→ **INFORMATION SUPPLIED**:
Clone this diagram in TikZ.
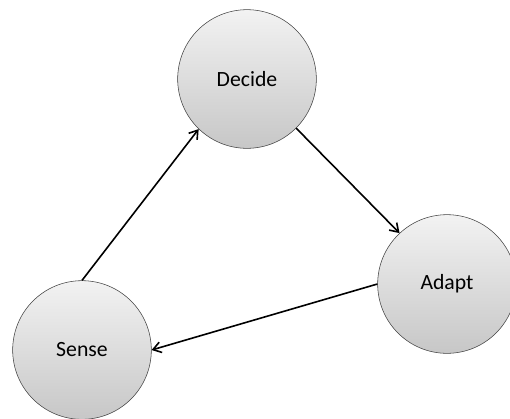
\documentclass[tikz,border=0pt]{standalone}
\usepackage{fontspec}
\setmainfont{Carlito}
\usetikzlibrary{arrows.meta}

\begin{document}
\begin{tikzpicture}[x=0.75pt,y=-0.75pt,
		phase/.style={circle,
			draw=black!75,
			thin,
			top color=black!5,
			bottom color=black!22,
			minimum size=104pt,
			inner sep=0pt,
			font=\fontsize{16.3}{19}\selectfont},
		link/.style={black,
			line width=1.2pt,
			-{Straight Barb[length=6pt,width=8pt,line width=1.2pt]}}]
		
		% Canvas
		\useasboundingbox (0,0) rectangle (510,418);
		
		% Phases
		\node[phase] (decide) at (247,79) {Decide};
		\node[phase] (adapt) at (447,284) {Adapt};
		\node[phase] (sense) at (82,350) {Sense};
		
		% Cycle
		\draw[link] (sense.north) -- (decide.226);
		\draw[link] (decide.-45) -- (adapt.133);
		\draw[link] (adapt.west) -- (sense.east);
		
	\end{tikzpicture}
\end{document}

→ **EXERCISE DIRECTIONS**:
Give the data again exactly as written, with all pictures left out.

→ **PROBLEM SOLUTION**:
Clone this diagram in TikZ.
\documentclass[tikz,border=0pt]{standalone}
\usepackage{fontspec}
\setmainfont{Carlito}
\usetikzlibrary{arrows.meta}

\begin{document}
\begin{tikzpicture}[x=0.75pt,y=-0.75pt,
		phase/.style={circle,
			draw=black!75,
			thin,
			top color=black!5,
			bottom color=black!22,
			minimum size=104pt,
			inner sep=0pt,
			font=\fontsize{16.3}{19}\selectfont},
		link/.style={black,
			line width=1.2pt,
			-{Straight Barb[length=6pt,width=8pt,line width=1.2pt]}}]
		
		% Canvas
		\useasboundingbox (0,0) rectangle (510,418);
		
		% Phases
		\node[phase] (decide) at (247,79) {Decide};
		\node[phase] (adapt) at (447,284) {Adapt};
		\node[phase] (sense) at (82,350) {Sense};
		
		% Cycle
		\draw[link] (sense.north) -- (decide.226);
		\draw[link] (decide.-45) -- (adapt.133);
		\draw[link] (adapt.west) -- (sense.east);
		
	\end{tikzpicture}
\end{document}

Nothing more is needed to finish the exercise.